I feel like it's a race, and I've just won. December 1, the first day of the last month of this break-neck year. I was driving home tonight in the pitch blackness that comes with falling back this time of year and saw the white twinkle lights of a huge Christmas tree in one of the town homes sprouting in my neighborhood. A tall bright tree. Oh yes. Time can stop for a moment to take it in. That must be what they're for, these items that belong in the ground out of doors, or pretending to be in the middle of your living room, foreign objects all gussied up and getting in your way so that you'll stop and notice.

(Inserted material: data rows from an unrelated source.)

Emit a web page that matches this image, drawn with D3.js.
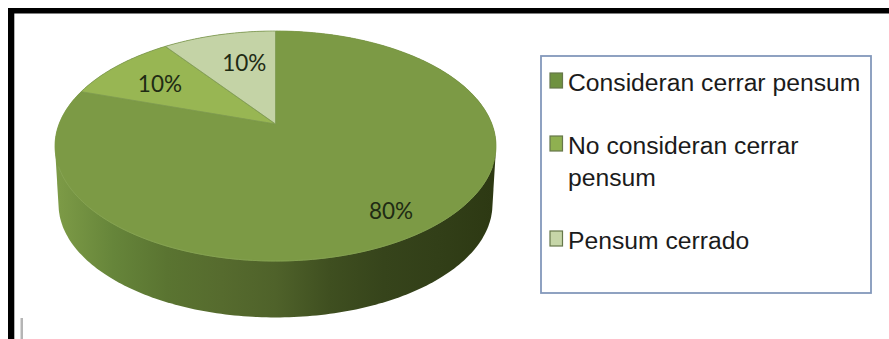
<!DOCTYPE html>
<html>
<head>
<meta charset="utf-8">
<script src="https://cdn.jsdelivr.net/npm/d3@7/dist/d3.min.js"></script>
<style>
  html, body { margin: 0; padding: 0; background: #fff; }
  svg { display: block; }
</style>
</head>
<body>
<svg id="chart" width="889" height="339"></svg>
<script>
// Survey answers about closing the study plan
const categories = ["Consideran cerrar pensum", "No consideran cerrar pensum", "Pensum cerrado"];
const shares = [80, 10, 10];
const valueLabels = ["80%", "10%", "10%"];
const sliceColors = ["#7c9a45", "#98b653", "#c4d3a6"];
const swatchColors = ["#6f9140", "#8fb050", "#c6d6a8"];
const legendLines = [["Consideran cerrar pensum"], ["No consideran cerrar", "pensum"], ["Pensum cerrado"]];
const sideStops = ["#7c9a46", "#66853a", "#5a7431", "#566b2e", "#4f622a", "#3f4f20", "#36441b", "#323f18", "#2d3913"];

const svg = d3.select("#chart");
const defs = svg.append("defs");

// Perspective view of the unit disc: the near side is drawn larger than the far side
const cx = 275.5, apexY = 124, horiz = 216.4, vert = 87.07, tilt = -0.1913;
function project(angle, rho) {
  const u = rho * Math.sin(angle), v = -rho * Math.cos(angle);
  const w = 1 + tilt * v;
  return [cx + horiz * u / w, (apexY + vert * v) / w];
}

const pieAngles = d3.pie().sort(null).value(d => d)(shares);

const rimAngles = d3.range(0, 2 * Math.PI, Math.PI / 180);
const topRim = rimAngles.map(a => project(a, 1));

// Lower rim of the disc, pushed down and slightly narrowed
const sink = 58.3, shrink = 0.984, topMidY = 146;
const lowerRim = topRim.map(([x, y]) => [
  cx + (x - cx) * shrink,
  topMidY + (y - topMidY) * shrink + sink
]);

const sideGrad = defs.append("linearGradient")
  .attr("id", "sideShade")
  .attr("gradientUnits", "userSpaceOnUse")
  .attr("x1", cx - horiz).attr("x2", cx + horiz).attr("y1", 0).attr("y2", 0);
sideGrad.selectAll("stop").data(sideStops).join("stop")
  .attr("offset", (d, i) => i / (sideStops.length - 1))
  .attr("stop-color", d => d);

const line = d3.line();

// Thickness of the disc
svg.append("path")
  .attr("d", line(d3.polygonHull(topRim.concat(lowerRim))) + "Z")
  .attr("fill", "url(#sideShade)");

// Top face, one wedge per answer
function wedgePoints(d) {
  const n = Math.max(2, Math.ceil((d.endAngle - d.startAngle) / (Math.PI / 180)));
  const arc = d3.range(n + 1).map(i => project(d.startAngle + (d.endAngle - d.startAngle) * i / n, 1));
  return [project(0, 0), ...arc];
}

svg.append("g").selectAll("path").data(pieAngles).join("path")
  .attr("d", d => line(wedgePoints(d)) + "Z")
  .attr("fill", (d, i) => sliceColors[i])
  .attr("stroke", (d, i) => i === 0 ? "#7c9a45" : "#7f9a52")
  .attr("stroke-width", 0.8)
  .attr("stroke-linejoin", "round");

// Thin light edge where the top face meets the side
svg.append("path")
  .attr("d", line(topRim.filter(p => p[1] > 165)))
  .attr("fill", "none")
  .attr("stroke", "#8aa658")
  .attr("stroke-width", 1)
  .attr("opacity", 0.7);

// Value labels sit inside their wedges
const labelReach = [0.82, 0.7, 0.62];
const labelShift = [[-4, 2], [-2, 2], [6, -3]];
svg.append("g").selectAll("text").data(pieAngles).join("text")
  .attr("transform", (d, i) => {
    const [x, y] = project((d.startAngle + d.endAngle) / 2, labelReach[i]);
    return `translate(${x + labelShift[i][0]},${y + labelShift[i][1]})`;
  })
  .attr("text-anchor", "middle")
  .attr("dominant-baseline", "central")
  .attr("font-family", "Lato, 'Open Sans', sans-serif")
  .attr("font-size", 22.5)
  .attr("fill", "#1f2b14")
  .text((d, i) => valueLabels[i]);

// Legend
const boxX = 541, swatchX = 550, labelX = 568;
const rowBaseline = [91, 154, 249];
const lineStep = 32;

svg.append("rect")
  .attr("x", boxX).attr("y", 56)
  .attr("width", 330).attr("height", 237)
  .attr("fill", "#fff")
  .attr("stroke", "#8398bb")
  .attr("stroke-width", 1.8);

const rows = svg.append("g").selectAll("g").data(categories).join("g");
rows.append("rect")
  .attr("x", swatchX)
  .attr("y", (d, i) => rowBaseline[i] - 18)
  .attr("width", 12.5).attr("height", 15)
  .attr("fill", (d, i) => swatchColors[i])
  .attr("stroke", "#66774a")
  .attr("stroke-width", 1.2);
rows.append("text")
  .attr("font-family", "'Liberation Sans', Arial, sans-serif")
  .attr("font-size", 24.7)
  .attr("fill", "#1b1b1b")
  .selectAll("tspan").data((d, i) => legendLines[i].map(t => ({ t, i }))).join("tspan")
  .attr("x", labelX)
  .attr("y", (d, j) => rowBaseline[d.i] + j * lineStep)
  .text(d => d.t);

// Heavy frame on the top and left edges, and the stray caret line below the disc
svg.append("rect").attr("x", 8).attr("y", 8).attr("width", 881).attr("height", 5.5).attr("fill", "#000");
svg.append("rect").attr("x", 8).attr("y", 8).attr("width", 6.3).attr("height", 331).attr("fill", "#000");
svg.append("rect").attr("x", 20.5).attr("y", 318).attr("width", 2.5).attr("height", 21).attr("fill", "#b5b5b5");
</script>
</body>
</html>
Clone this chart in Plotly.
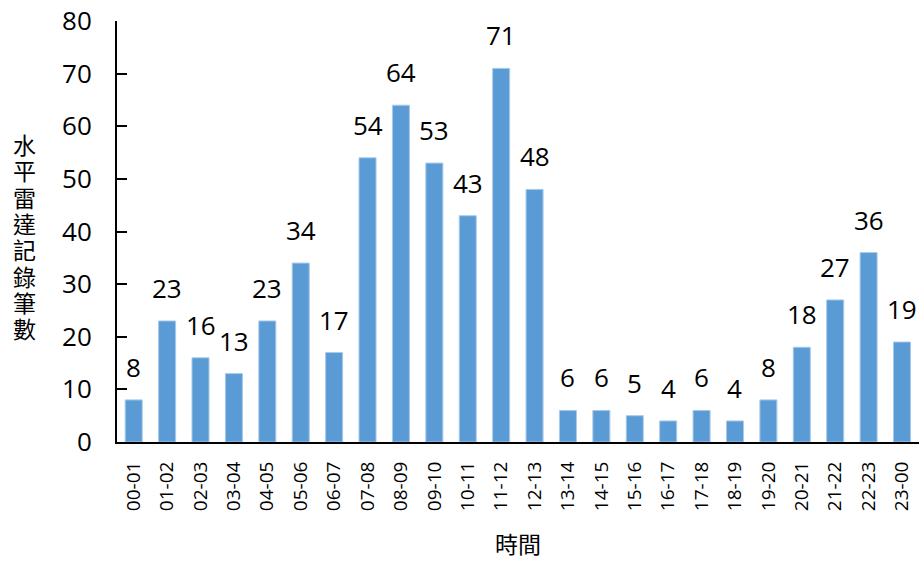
import plotly.graph_objects as go

# Hourly counts of horizontal radar records
hours = ["00-01", "01-02", "02-03", "03-04", "04-05", "05-06", "06-07", "07-08",
         "08-09", "09-10", "10-11", "11-12", "12-13", "13-14", "14-15", "15-16",
         "16-17", "17-18", "18-19", "19-20", "20-21", "21-22", "22-23", "23-00"]
counts = [8, 23, 16, 13, 23, 34, 17, 54, 64, 53, 43, 71, 48, 6, 6, 5, 4, 6, 4, 8,
          18, 27, 36, 19]
y_ticks = [0, 10, 20, 30, 40, 50, 60, 70, 80]
y_title = "水平雷達記錄筆數"
x_title = "時間"

FONT = "Open Sans, Noto Sans CJK TC, sans-serif"
CJK = "Noto Sans CJK TC"

W, H = 920, 562
M = dict(l=117, r=1, t=21, b=120)
plot_h = H - M["t"] - M["b"]

fig = go.Figure(
    go.Bar(
        x=hours,
        y=counts,
        marker=dict(color="#5B9BD5", line=dict(color="#a8cbea", width=1)),
        hoverinfo="x+y",
    )
)

# Value labels sitting above each bar
for h, c in zip(hours, counts):
    fig.add_annotation(
        x=h, y=c, text=str(c),
        xref="x", yref="y",
        xanchor="center", yanchor="bottom",
        yshift=13,
        showarrow=False,
        font=dict(family=FONT, size=26, color="#000"),
    )

fig.update_layout(
    width=W,
    height=H,
    margin=M,
    paper_bgcolor="white",
    plot_bgcolor="white",
    bargap=0.49,
    showlegend=False,
    font=dict(family=FONT, color="#000"),
)

fig.update_xaxes(
    type="category",
    tickangle=-90,
    tickfont=dict(family=FONT, size=19, color="#000"),
    showline=True,
    linecolor="#000",
    linewidth=2,
    ticks="",
    ticklabelstandoff=10,
    showgrid=False,
)

fig.update_yaxes(
    range=[0, 80],
    tickvals=y_ticks,
    tickfont=dict(family=FONT, size=26, color="#000"),
    showline=True,
    linecolor="#000",
    linewidth=2,
    ticks="inside",
    ticklen=10,
    tickwidth=2,
    tickcolor="#000",
    ticklabelstandoff=18,
    showgrid=False,
    zeroline=False,
)

# Vertical y-axis title, one character per line
first_center_px, pitch_px = 144, 26.3
for i, ch in enumerate(y_title):
    py = first_center_px + i * pitch_px
    fig.add_annotation(
        text=ch,
        xref="paper", yref="paper",
        x=(24.5 - M["l"]) / (W - M["l"] - M["r"]),
        y=(H - M["b"] - py) / plot_h,
        xanchor="center", yanchor="middle",
        showarrow=False,
        font=dict(family=CJK, size=23, color="#000"),
    )

fig.add_annotation(
    text=x_title,
    xref="paper", yref="paper",
    x=0.5, y=(H - M["b"] - 543) / plot_h,
    xanchor="center", yanchor="middle",
    showarrow=False,
    font=dict(family=CJK, size=23, color="#000"),
)

fig.write_html("out.html")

When Thanksgiving came last week I was annoyed to have to stop for awhile and go out to the country because there's nothing to do there but soak up the scenery and think. Boo on that. If I wanted to leave my life behind I'd do it myself. I don't need the calendar's help, thank you. There's no getting out of Thanksgiving, however, so I made the drive in a stupor, hungover, not too badly, just enough to give you a push to want to hurry up and get to the end. I got there, and to my surprise no parents, just a quiet hotel room. So I took a nap.

The pace this year, especially this fall, has been quick. I have a few folks in my life, new-agey types, who advocate meditation or yoga. I like motion.

I'm surprised by how much I've fit in, dizzy at times. It's somehow similar to a new mom's worry that she won't love her second child as much as her first. How could she love another as much? How do I have the capacity within myself for more? Will I forget my place from where I was before? When new friends come in do they replace old ones? When new endeavors are met, does it make you different than you were before? With all the motion have I left things behind, especially when things move quickly?

When you see a Christmas tree with its bright twinkle lights you stop long enough to remember the way it was before, even if you don't want to. I feel like I won because I didn't lose anything, left nothing behind, I remember now.